Antioch College Class of 1992
Studied Art
Preferred Pronouns are She/Her
Bio- Tell us about your self
My attraction to Antioch was perhaps unusual for a person who grew up in Fairborn, Ohio. Most of the people I knew before Antioch thought my interest in the institution was strange. They were right. It was strange and so was I. But it goes much further back than when I was in high school. Though I was born in Philadelphia, my mother was from Xenia and had always felt more comfortable in Yellow Springs than in her own home town. My father, a black man, had come to Antioch to participate in civil rights protests in the 1950s from Philadelphia.
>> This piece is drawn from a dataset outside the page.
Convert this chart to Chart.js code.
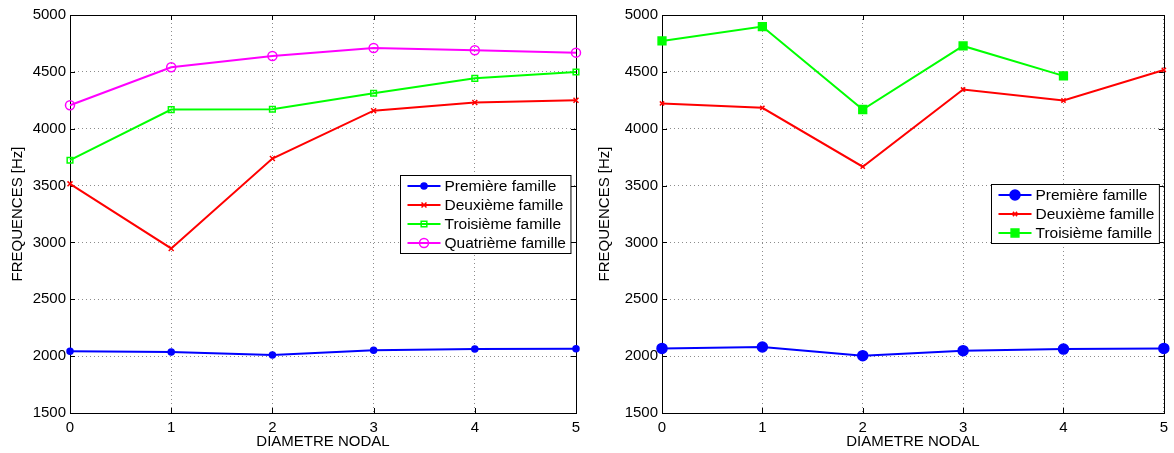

My parents talked of my becoming an Antiochian from the time I was a toddler when we visited my grandparents in Ohio. Somehow, that’s exactly what happened. I was the kid who had no idea how to socialize. I liked to make art. I didn’t fit in. Of course, I would fit in at Antioch.
How did Antioch College’s Co-op program prepare you for work life?
When I look back on my coop experiences, they were not as adventurous as those of many of my cohorts. But, in spite of that, I learned to always look for challenges at work. Even when my job as described is not especially challenging, I look for opportunities at work to challenge myself. I’m constantly forcing the evolution of my job so that it offers more challenge and more opportunity to learn. I’m helping to design all of the new work processes associated with a new laboratory information system currently being tested for implementation next year at the company I work for. I’m not certain that I would have felt empowered enough to want to do that had I not had the experiences of coop, where I wasn’t just doing a job, but constantly looking for all the opportunities to learn about work and life during a relatively brief stint with an employer.
How did your Antioch experience prepare you for life?
I wouldn’t be honest if I said that life has been easy for me. I’ve been thrown a lot of curve balls over the years. I think that Antioch may have best served me in preparation for all of those curves by throwing many of its own at me. But aside from the ability to navigate a quagmire, Antioch taught me how to be me. I recently told a friend the story of the Spring and Fall of 1990 at Antioch. If you were there, you remember all the loss the community suffered and the way everyone learned to comfort each other and help each other to move on with the loss of our friends and classmates. There was a moment when I was sitting in one of the memorial gatherings and I realized as I listened to all the stories, that I had no stories. I was shy and had no idea how to effectively interact with people. If something happened to me, there would be nothing to say. I was determined to have a story. I had an idea of the person I desired to be in my head, but my reality didn’t live up to my flamboyant fantasy. So, f*ck it. I became that person, and I haven’t turned back. The realization that you are not immortal can do a lot to make you realize who your authentic self truly is.
What does our charge to “win a victory for humanity” mean to you?
Often, I wish that the victories I have been charged with winning could be massive and change the world for the better. Of course, that would be amazing, but I won’t be disappointed if that is not the way it all goes down. I like to think that those victories are just a directive for basic human kindness. Maybe I notice that a server got shorted on a check, so I make up the difference. Maybe I help the man with dementia explain to his son-in-law on the phone where he is so he can pick him up and stay with him until he gets there. As long as I can do things like that, I won’t be ashamed to die.